Interpersonal change occurs between people, who influence and learn from one another through collaboration and dialogue.
- Collaboration and shared purpose: Sharing and interpreting images in groups can build trust, spark dialogue, and strengthen a sense of shared purpose.
- Exchange of perspectives: Photo Interviews create opportunities for participants to learn from one another’s experiences and values, which can lead to fresh ideas for collaborative activities or stronger support networks.
Community-level change involves shifts in the practices, norms, or structures of a group, organisation, or place-based network.
- Strengthening networks and identity: Exhibitions or group discussions based on photographs can reinforce shared identities, values, or goals. This may inspire new initiatives such as joint events, awareness campaigns, or community-based projects.
- Catalysing group action: Relationships built during the project can continue beyond its end, helping to sustain collaborations or form new alliances.
Wider societal and policy change happens when the influence of Photo Interview extends beyond the immediate group.
- Raising visibility and challenging narratives: Exhibitions and visual outputs can bring community perspectives into public view, helping to challenge assumptions and prompt dialogue on biodiversity and community priorities.
- Informing decision-making: When shared with NGOs, councils, or other institutions, Photo Interview outcomes can highlight community priorities and influence planning or advocacy strategies.

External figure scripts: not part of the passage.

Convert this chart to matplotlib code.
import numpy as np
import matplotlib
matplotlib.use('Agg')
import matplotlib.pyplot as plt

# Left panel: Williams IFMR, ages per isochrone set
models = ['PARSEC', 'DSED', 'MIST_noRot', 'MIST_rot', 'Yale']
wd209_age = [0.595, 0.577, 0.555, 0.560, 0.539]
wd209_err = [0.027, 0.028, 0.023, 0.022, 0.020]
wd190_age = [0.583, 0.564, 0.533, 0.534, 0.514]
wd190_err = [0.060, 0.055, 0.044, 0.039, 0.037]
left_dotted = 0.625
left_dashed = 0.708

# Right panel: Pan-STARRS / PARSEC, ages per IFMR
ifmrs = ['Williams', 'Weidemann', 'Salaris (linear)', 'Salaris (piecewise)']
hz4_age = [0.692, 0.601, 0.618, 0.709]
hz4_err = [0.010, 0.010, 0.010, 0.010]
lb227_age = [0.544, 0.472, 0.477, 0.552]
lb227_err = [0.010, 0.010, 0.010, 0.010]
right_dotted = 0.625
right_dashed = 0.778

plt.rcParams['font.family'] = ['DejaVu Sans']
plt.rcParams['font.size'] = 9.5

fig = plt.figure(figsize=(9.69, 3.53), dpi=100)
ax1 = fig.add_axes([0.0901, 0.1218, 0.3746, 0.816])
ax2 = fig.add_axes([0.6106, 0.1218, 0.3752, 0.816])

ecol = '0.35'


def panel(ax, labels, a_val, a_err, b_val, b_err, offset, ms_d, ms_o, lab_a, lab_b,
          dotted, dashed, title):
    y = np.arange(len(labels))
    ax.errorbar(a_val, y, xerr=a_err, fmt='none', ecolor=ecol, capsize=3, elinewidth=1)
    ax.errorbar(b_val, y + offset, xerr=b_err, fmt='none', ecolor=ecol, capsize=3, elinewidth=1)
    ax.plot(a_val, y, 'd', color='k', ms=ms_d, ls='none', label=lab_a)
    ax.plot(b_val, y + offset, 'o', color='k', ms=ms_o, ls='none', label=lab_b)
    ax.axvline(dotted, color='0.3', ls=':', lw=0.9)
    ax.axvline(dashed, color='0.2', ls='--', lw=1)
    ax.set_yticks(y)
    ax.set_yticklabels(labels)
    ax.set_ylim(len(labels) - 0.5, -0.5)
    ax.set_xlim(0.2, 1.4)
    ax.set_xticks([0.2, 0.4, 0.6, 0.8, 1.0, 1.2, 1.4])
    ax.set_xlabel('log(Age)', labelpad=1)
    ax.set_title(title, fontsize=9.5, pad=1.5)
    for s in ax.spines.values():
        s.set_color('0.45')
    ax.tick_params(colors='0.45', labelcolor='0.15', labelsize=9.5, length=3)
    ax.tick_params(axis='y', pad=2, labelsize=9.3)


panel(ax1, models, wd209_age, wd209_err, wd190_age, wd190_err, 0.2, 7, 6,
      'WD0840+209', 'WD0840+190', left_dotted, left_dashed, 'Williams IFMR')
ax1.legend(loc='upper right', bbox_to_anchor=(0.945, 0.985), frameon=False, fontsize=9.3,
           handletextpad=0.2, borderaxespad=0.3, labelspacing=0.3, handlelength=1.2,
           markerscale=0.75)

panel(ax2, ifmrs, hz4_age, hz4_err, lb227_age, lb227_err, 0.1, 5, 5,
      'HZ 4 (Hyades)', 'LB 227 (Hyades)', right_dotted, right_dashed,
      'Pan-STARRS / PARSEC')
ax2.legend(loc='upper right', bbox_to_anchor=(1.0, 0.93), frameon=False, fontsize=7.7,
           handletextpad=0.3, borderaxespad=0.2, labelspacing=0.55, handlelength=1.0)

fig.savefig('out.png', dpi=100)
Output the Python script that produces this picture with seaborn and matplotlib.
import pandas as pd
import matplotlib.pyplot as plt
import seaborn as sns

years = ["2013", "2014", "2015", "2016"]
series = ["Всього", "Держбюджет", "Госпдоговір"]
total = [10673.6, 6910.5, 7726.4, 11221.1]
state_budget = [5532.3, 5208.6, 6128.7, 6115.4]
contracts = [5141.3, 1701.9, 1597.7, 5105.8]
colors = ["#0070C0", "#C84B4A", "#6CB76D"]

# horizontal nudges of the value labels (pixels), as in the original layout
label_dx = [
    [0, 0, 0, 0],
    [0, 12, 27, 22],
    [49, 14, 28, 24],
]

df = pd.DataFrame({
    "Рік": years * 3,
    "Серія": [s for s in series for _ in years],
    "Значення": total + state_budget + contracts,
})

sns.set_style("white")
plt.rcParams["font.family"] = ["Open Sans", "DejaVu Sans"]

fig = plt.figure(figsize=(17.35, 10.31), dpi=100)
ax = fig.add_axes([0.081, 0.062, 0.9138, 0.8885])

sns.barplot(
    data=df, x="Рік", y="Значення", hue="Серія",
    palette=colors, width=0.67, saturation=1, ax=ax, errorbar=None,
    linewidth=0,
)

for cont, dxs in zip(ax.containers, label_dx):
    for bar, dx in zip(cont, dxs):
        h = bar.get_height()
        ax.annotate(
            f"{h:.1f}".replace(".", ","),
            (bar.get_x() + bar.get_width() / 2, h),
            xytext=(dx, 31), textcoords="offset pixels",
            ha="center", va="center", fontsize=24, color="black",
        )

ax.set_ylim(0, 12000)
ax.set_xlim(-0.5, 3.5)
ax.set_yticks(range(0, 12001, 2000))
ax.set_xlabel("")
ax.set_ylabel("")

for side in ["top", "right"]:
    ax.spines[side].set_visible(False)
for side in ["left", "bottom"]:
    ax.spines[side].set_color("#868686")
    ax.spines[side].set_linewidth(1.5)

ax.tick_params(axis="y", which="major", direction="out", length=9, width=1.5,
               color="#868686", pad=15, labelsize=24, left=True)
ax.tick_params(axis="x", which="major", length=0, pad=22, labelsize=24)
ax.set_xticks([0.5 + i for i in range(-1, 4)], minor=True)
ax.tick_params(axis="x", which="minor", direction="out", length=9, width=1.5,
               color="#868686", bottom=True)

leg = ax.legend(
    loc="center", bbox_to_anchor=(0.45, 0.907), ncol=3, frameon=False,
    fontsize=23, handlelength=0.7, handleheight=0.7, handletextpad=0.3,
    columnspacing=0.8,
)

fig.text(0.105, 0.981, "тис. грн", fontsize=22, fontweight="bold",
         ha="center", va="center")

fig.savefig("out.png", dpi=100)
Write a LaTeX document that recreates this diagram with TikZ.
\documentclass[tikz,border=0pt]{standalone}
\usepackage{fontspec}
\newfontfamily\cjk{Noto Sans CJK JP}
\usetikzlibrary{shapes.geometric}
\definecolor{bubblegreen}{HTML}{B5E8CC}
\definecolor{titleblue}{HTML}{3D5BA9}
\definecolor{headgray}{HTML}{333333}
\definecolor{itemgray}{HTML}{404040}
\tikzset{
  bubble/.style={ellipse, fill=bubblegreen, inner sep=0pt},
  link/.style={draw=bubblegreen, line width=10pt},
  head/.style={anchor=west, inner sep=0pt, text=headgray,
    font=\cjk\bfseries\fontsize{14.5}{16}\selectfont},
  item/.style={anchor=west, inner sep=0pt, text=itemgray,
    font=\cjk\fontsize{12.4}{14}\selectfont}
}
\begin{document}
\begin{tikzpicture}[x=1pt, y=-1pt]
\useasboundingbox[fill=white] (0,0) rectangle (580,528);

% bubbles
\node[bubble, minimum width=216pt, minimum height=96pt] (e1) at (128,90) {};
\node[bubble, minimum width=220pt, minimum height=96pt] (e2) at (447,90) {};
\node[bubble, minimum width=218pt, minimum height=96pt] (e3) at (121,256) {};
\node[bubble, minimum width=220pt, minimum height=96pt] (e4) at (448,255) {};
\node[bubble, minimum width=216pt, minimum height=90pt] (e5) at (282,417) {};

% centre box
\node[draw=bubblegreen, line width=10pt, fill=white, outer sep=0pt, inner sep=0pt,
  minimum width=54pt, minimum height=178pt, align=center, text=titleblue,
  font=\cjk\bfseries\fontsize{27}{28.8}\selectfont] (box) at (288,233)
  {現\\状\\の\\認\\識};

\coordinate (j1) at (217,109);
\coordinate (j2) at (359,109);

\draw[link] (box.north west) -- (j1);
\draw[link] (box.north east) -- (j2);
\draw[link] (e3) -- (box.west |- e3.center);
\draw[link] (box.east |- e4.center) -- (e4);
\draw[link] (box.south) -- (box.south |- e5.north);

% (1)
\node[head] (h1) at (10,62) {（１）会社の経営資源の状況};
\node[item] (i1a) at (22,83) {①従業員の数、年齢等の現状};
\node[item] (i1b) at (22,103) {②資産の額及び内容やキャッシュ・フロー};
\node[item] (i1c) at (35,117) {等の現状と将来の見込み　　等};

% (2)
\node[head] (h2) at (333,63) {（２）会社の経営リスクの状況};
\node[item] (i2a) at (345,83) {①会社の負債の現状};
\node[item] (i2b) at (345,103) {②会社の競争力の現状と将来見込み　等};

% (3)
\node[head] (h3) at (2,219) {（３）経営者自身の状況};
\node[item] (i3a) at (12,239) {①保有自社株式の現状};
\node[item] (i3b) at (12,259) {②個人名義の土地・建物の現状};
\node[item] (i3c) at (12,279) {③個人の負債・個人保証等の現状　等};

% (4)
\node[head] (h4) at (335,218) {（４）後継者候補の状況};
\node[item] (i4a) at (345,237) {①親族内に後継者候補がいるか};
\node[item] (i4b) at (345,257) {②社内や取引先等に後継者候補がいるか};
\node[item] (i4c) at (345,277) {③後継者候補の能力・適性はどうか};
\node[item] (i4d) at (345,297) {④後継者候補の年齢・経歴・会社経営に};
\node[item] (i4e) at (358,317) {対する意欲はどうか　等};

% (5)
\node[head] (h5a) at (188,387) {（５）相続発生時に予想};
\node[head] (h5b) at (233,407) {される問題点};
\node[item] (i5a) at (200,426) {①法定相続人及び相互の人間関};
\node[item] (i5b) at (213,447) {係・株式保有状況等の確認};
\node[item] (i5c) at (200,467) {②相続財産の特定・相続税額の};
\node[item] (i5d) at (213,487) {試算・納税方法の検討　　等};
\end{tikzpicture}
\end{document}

- Building lasting connections: The networks developed through Photo Interview, including with decision-makers, can support ongoing dialogue and create opportunities for longer-term collaboration.
In this video Ghezal Sabir reflects on the impacts of sharing photos:
Measuring Impact
- For more detailed guidance on measuring change, see the Impact Module. Three useful techniques include:
- Participant reflection tools – Ask participants to keep short notes, audio diaries, or voice recordings about their experience of being interviewed and the ideas or memories the photos prompted.
- Post-project co-reflection workshops – Bring interviewees together to reflect on what emerged through the images, how their perspectives developed, and whether the process influenced their thinking or choices.
- Audience feedback – If images and stories are shared in an exhibition or report, gather feedback through comment boards, QR-linked surveys, or brief conversations to understand what messages resonated and what actions audiences might take.
Policy or institutional change
Impact: When directed at decision-makers, photo interview projects can contribute to policy dialogue or advocacy campaigns. Impact might include changes in organisational priorities, incorporation of participant voices in planning, or specific actions taken in response to the exhibition. These outcomes are more likely when Photo interview is embedded within a longer-term strategy of engagement or lobbying.
Measuring Impact
- Monitoring if and how the issues raised are addressed in policy documents or meeting minutes
- Follow-up interviews with stakeholders or institutional partners
- Media coverage, endorsements, or formal statements triggered by the exhibition
- Case studies tracing the journey from Photo interview presentation to action take
Adapting and Expanding Photo Interview
There are several adaptations of the Photo Interview method, each offering a different way to explore meaning, foster collaboration, and connect visual storytelling with biodiversity and place-based reflection:
1. Photo-dialogue
Participants take photographs individually, then come together in small groups to discuss common themes or tensions emerging across their images. The emphasis is placed on collective interpretation and conversation, rather than individual storytelling.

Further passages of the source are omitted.